### Task goal
Exactly repeat the material, dropping only the pictures.

### Recorded data
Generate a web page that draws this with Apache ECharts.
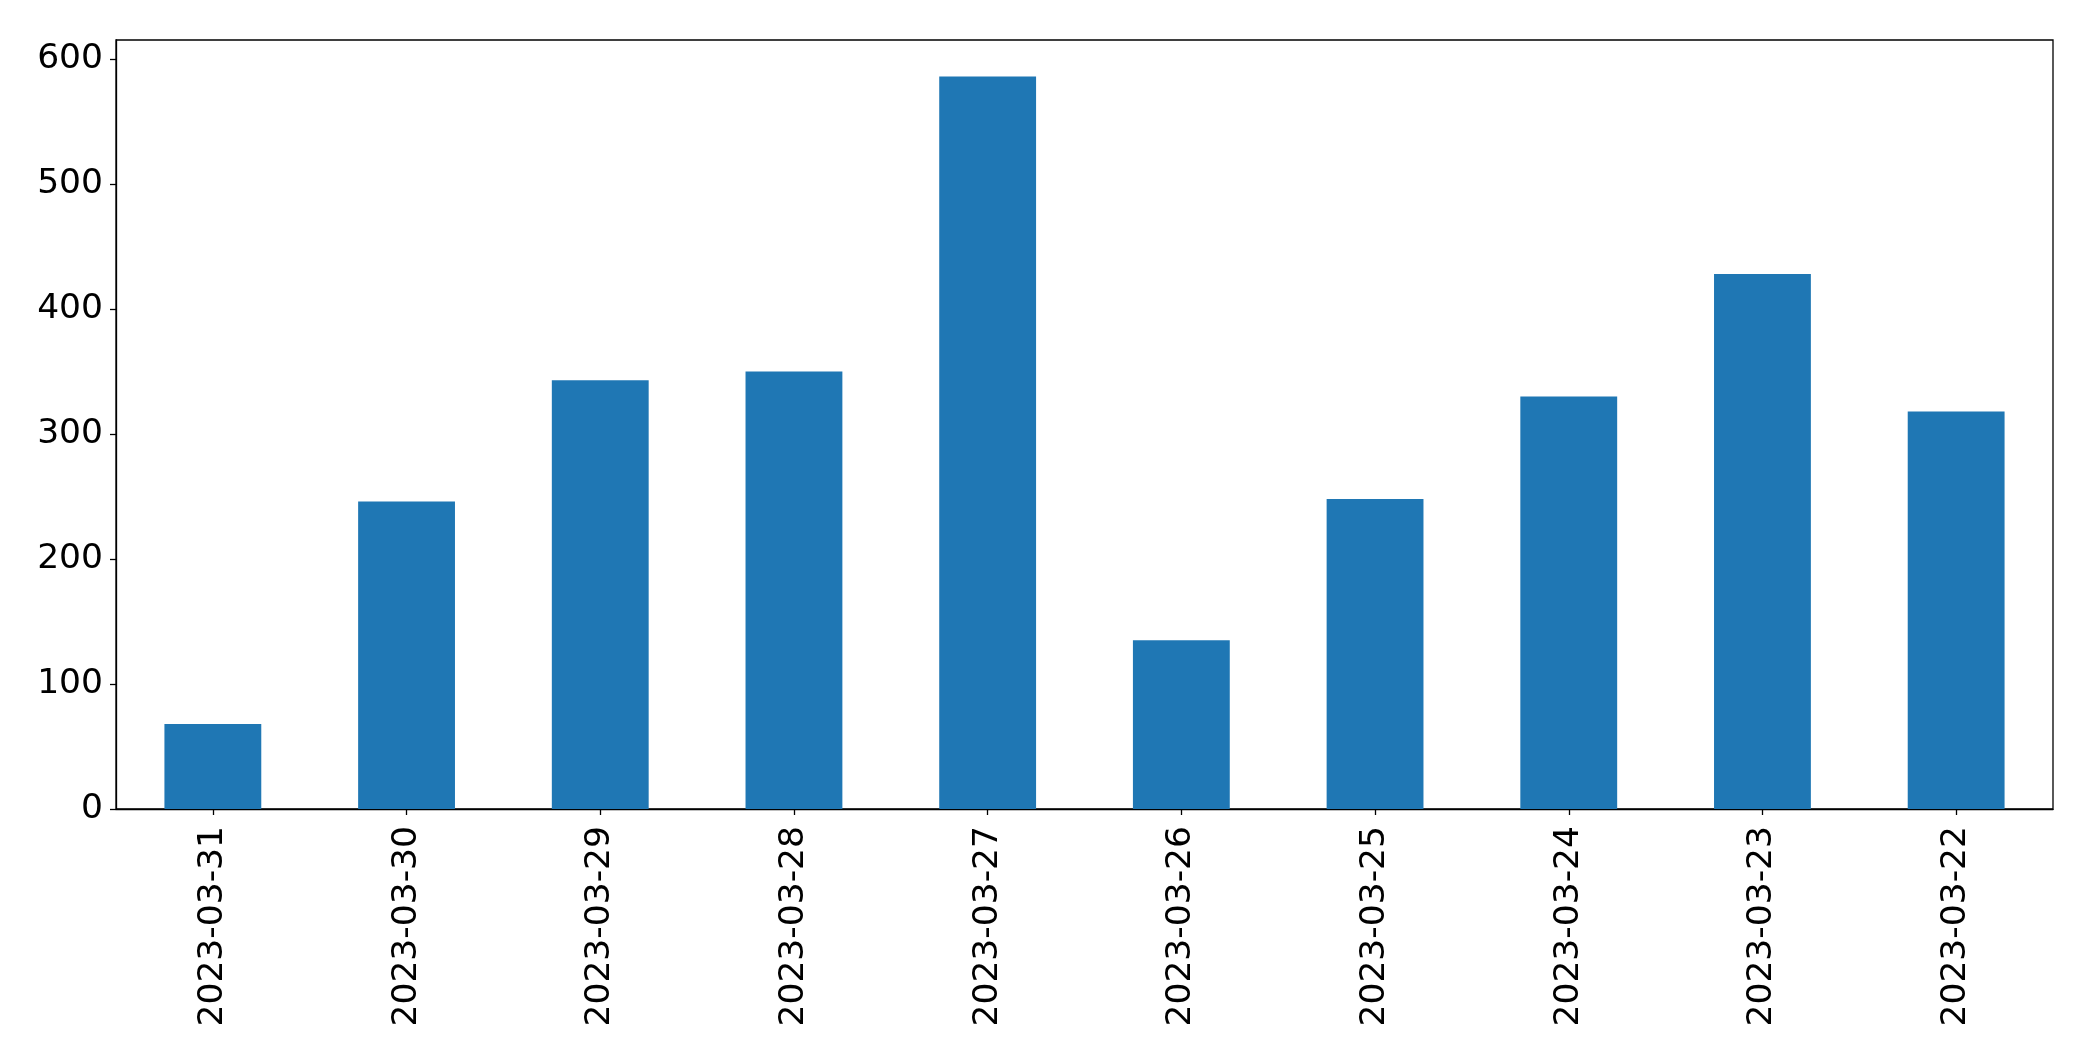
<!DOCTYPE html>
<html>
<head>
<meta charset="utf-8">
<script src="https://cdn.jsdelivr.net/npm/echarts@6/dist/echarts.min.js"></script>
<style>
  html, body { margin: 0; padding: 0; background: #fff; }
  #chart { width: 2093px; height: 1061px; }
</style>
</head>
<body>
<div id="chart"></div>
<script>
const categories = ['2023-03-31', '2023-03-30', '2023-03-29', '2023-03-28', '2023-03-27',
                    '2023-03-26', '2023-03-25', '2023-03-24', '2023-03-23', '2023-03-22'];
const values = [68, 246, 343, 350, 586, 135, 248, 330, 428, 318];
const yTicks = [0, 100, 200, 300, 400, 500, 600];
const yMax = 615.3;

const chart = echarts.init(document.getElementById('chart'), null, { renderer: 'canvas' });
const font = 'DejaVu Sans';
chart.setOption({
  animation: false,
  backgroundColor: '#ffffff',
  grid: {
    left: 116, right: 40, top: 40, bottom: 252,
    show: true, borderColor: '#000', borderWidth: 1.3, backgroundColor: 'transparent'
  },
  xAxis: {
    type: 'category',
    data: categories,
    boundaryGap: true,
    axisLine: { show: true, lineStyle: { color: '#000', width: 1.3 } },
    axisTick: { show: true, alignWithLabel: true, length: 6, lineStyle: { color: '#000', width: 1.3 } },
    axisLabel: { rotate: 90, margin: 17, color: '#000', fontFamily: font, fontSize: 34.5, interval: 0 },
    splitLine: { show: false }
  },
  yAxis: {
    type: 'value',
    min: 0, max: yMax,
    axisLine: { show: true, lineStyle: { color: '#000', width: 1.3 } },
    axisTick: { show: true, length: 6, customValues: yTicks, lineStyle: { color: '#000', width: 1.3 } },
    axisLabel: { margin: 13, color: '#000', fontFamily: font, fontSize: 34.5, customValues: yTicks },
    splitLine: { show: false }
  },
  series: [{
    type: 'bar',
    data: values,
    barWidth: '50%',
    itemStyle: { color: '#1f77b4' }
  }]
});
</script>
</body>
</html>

### Final result
Generate a web page that draws this with Apache ECharts.
<!DOCTYPE html>
<html>
<head>
<meta charset="utf-8">
<script src="https://cdn.jsdelivr.net/npm/echarts@6/dist/echarts.min.js"></script>
<style>
  html, body { margin: 0; padding: 0; background: #fff; }
  #chart { width: 2093px; height: 1061px; }
</style>
</head>
<body>
<div id="chart"></div>
<script>
const categories = ['2023-03-31', '2023-03-30', '2023-03-29', '2023-03-28', '2023-03-27',
                    '2023-03-26', '2023-03-25', '2023-03-24', '2023-03-23', '2023-03-22'];
const values = [68, 246, 343, 350, 586, 135, 248, 330, 428, 318];
const yTicks = [0, 100, 200, 300, 400, 500, 600];
const yMax = 615.3;

const chart = echarts.init(document.getElementById('chart'), null, { renderer: 'canvas' });
const font = 'DejaVu Sans';
chart.setOption({
  animation: false,
  backgroundColor: '#ffffff',
  grid: {
    left: 116, right: 40, top: 40, bottom: 252,
    show: true, borderColor: '#000', borderWidth: 1.3, backgroundColor: 'transparent'
  },
  xAxis: {
    type: 'category',
    data: categories,
    boundaryGap: true,
    axisLine: { show: true, lineStyle: { color: '#000', width: 1.3 } },
    axisTick: { show: true, alignWithLabel: true, length: 6, lineStyle: { color: '#000', width: 1.3 } },
    axisLabel: { rotate: 90, margin: 17, color: '#000', fontFamily: font, fontSize: 34.5, interval: 0 },
    splitLine: { show: false }
  },
  yAxis: {
    type: 'value',
    min: 0, max: yMax,
    axisLine: { show: true, lineStyle: { color: '#000', width: 1.3 } },
    axisTick: { show: true, length: 6, customValues: yTicks, lineStyle: { color: '#000', width: 1.3 } },
    axisLabel: { margin: 13, color: '#000', fontFamily: font, fontSize: 34.5, customValues: yTicks },
    splitLine: { show: false }
  },
  series: [{
    type: 'bar',
    data: values,
    barWidth: '50%',
    itemStyle: { color: '#1f77b4' }
  }]
});
</script>
</body>
</html>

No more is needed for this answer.